Remove Duplicates Removes all duplicate points from the dataset. The criteria for finding the duplicates are the columns 'x' and 'y' of the dataset list. If two points have equal coordinates the point with the higher index (column '##') is removed.
Split Dataset See Split Datasets for details.

 

How To: Please follow these steps to create a set of test/training data:
  1. Select a list of descriptors. The descriptors are used to create suitable images for the definition of data points.
  2. Set the number of intended classes and specify the class names and their unique identifiers.
  3. Set the number of quantities and specify their names
  4. Select "Add Data Points" and click the image at a location where you know which group this location belongs to. Another option to add data points is to use the lasso tool or the random fill tools for masked regions.
  5. If necessary, adjust the assigned class in the list of data points.
  6. Repeat until a sufficient number of data points have been specified.
  7. Enter the corresponding quantities, if you have specified any quantities
  8. If necessary you can move or delete existing data points (buttons and , respectively)
  9. Finally, store the dataset by clicking the "Save Data" button.

The spectra of the assigned classes are averaged and displayed together with the standard deviation in the "Average Spectra" page. The standard deviation allows you to check the spectral consistency of the grouped data points. Further you may rename the classes by clicking and editing the current class name in the list of defined classes.

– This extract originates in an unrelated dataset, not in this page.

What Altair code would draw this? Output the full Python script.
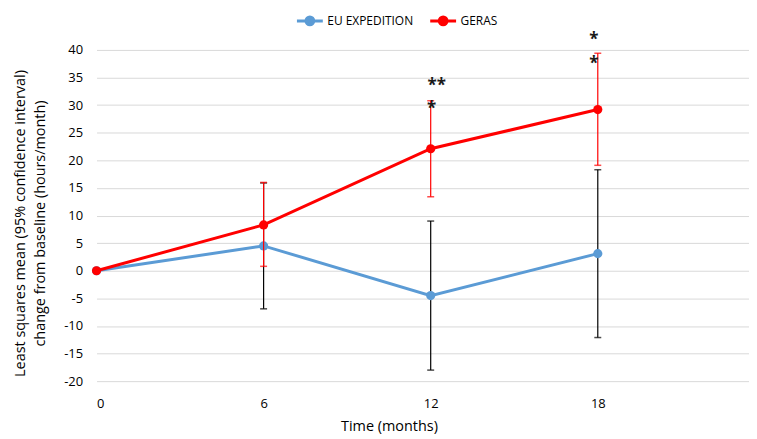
import altair as alt
import pandas as pd

months = [0, 6, 12, 18]
series_names = ["EU EXPEDITION", "GERAS"]
eu_mean = [0, 4.5, -4.5, 3.1]
eu_lower = [0, -6.9, -18.0, -12.1]
eu_upper = [0, 15.9, 9.0, 18.3]
geras_mean = [0, 8.3, 22.1, 29.2]
geras_lower = [0, 0.8, 13.4, 19.1]
geras_upper = [0, 16.0, 30.8, 39.4]

star_month = [12, 12, 18, 18]
star_value = [34.2, 30.0, 42.5, 38.2]
star_label = ["**", "*", "*", "*"]

y_ticks = list(range(-20, 45, 5))

rows = []
for name, mean, lo, hi in [
    (series_names[0], eu_mean, eu_lower, eu_upper),
    (series_names[1], geras_mean, geras_lower, geras_upper),
]:
    for m, v, l, h in zip(months, mean, lo, hi):
        rows.append({"series": name, "month": m, "value": v, "lo": l, "hi": h})
df = pd.DataFrame(rows)
err = df[df["month"] > 0]
stars = pd.DataFrame({"month": star_month, "value": star_value, "label": star_label})

FONT = "Open Sans"
xscale = alt.Scale(domain=[0, 23.43], nice=False, zero=False)
yscale = alt.Scale(domain=[-20, 40], nice=False)
color = alt.Color(
    "series:N",
    scale=alt.Scale(domain=series_names, range=["#5B9BD5", "#FF0000"]),
    legend=alt.Legend(
        orient="none", legendX=200, legendY=-44, direction="horizontal", title=None,
        symbolType="M-1,0L1,0M-0.3,0A0.3,0.3,0,1,1,0.3,0A0.3,0.3,0,1,1,-0.3,0",
        symbolSize=676, symbolStrokeWidth=3, labelFont=FONT, labelFontSize=12,
        labelColor="#000000", columnPadding=10, labelOffset=3,
    ),
)

x_axis = alt.Axis(
    values=months, title="Time (months)", grid=False, domain=False, ticks=False,
    labelFont=FONT, labelFontSize=13, labelColor="#000000", labelPadding=17,
    labelExpr="toString(datum.value)",
    titleFont=FONT, titleFontSize=14.5, titleFontWeight="normal", titleColor="#000000",
    titleX=294, titleY=46, titleBaseline="middle", titleAlign="center",
)
y_axis = alt.Axis(
    values=y_ticks, title=["Least squares mean (95% confidence interval)", "change from baseline (hours/month)"],
    grid=True, gridColor="#D9D9D9", gridWidth=1, domain=False, ticks=False,
    labelFont=FONT, labelFontSize=13, labelColor="#000000", labelPadding=14,
    labelOverlap=False, labelExpr="toString(datum.value)",
    titleFont=FONT, titleFontSize=14.5, titleFontWeight="normal", titleColor="#000000",
    titleAngle=-90, titleX=-76, titleY=174, titleBaseline="middle", titleLineHeight=20,
    titleAlign="center",
)

def xenc():
    return alt.X("month:Q", scale=xscale, axis=x_axis)

def yenc(field):
    return alt.Y(field, scale=yscale, axis=y_axis)

base = alt.Chart(df)
err_base = alt.Chart(err)

eu_bars = err_base.transform_filter(alt.datum.series == series_names[0])
ge_bars = err_base.transform_filter(alt.datum.series == series_names[1])

def bars(chart, col):
    rule = chart.mark_rule(color=col, strokeWidth=1.2).encode(
        x=xenc(), y=yenc("lo:Q"), y2="hi:Q")
    cap_lo = chart.mark_tick(color=col, size=7, thickness=1.5, orient="horizontal").encode(
        x=xenc(), y=yenc("lo:Q"))
    cap_hi = chart.mark_tick(color=col, size=7, thickness=1.5, orient="horizontal").encode(
        x=xenc(), y=yenc("hi:Q"))
    return [rule, cap_lo, cap_hi]

eu_line = base.transform_filter(alt.datum.series == series_names[0])
ge_line = base.transform_filter(alt.datum.series == series_names[1])

def line(chart):
    ln = chart.mark_line(strokeWidth=3).encode(x=xenc(), y=yenc("value:Q"), color=color)
    pt = chart.mark_point(filled=True, size=85, opacity=1).encode(x=xenc(), y=yenc("value:Q"), color=color)
    return [ln, pt]

st = alt.Chart(stars)
def star_layer(cond, dx):
    return st.transform_filter(cond).mark_text(
        font=FONT, fontSize=17, fontWeight="bold", align="center", baseline="middle",
        dx=dx, dy=4, color="#1A1A1A",
    ).encode(x=xenc(), y=yenc("value:Q"), text="label:N")

s1 = star_layer((alt.datum.month == 12) & (alt.datum.label == "**"), 6)
s2 = star_layer((alt.datum.month == 12) & (alt.datum.label == "*"), 1)
s3 = star_layer(alt.datum.month == 18, -4)

layers = bars(eu_bars, "#000000") + line(eu_line) + bars(ge_bars, "#FF0000") + line(ge_line) + [s1, s2, s3]

chart = alt.layer(*layers).properties(
    width=656, height=333,
    background="#FFFFFF",
    autosize=alt.AutoSizeParams(type="none"),
    padding={"left": 89, "top": 41, "right": 0, "bottom": 56},
).configure_view(stroke=None, strokeWidth=0)

chart.save("out.html", embed_options={"renderer": "svg", "actions": False})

Please note that each class should have a unique class identifier, which has to be entered in the column "Unique Class IDs". These class IDs are used on several occasions for identifying classes unambigously.

Hint: You can adjust the class colors by opening the Class Color Editor (button of the main toolbar).



1) The "File" menu is available on the form if the form is in non-MDI style (i.e. if the "MDI Form" option is not ticked). For MDI style the menu is merged with the main menu of Epina ImageLab, the menu item is then called "Dataset Editor".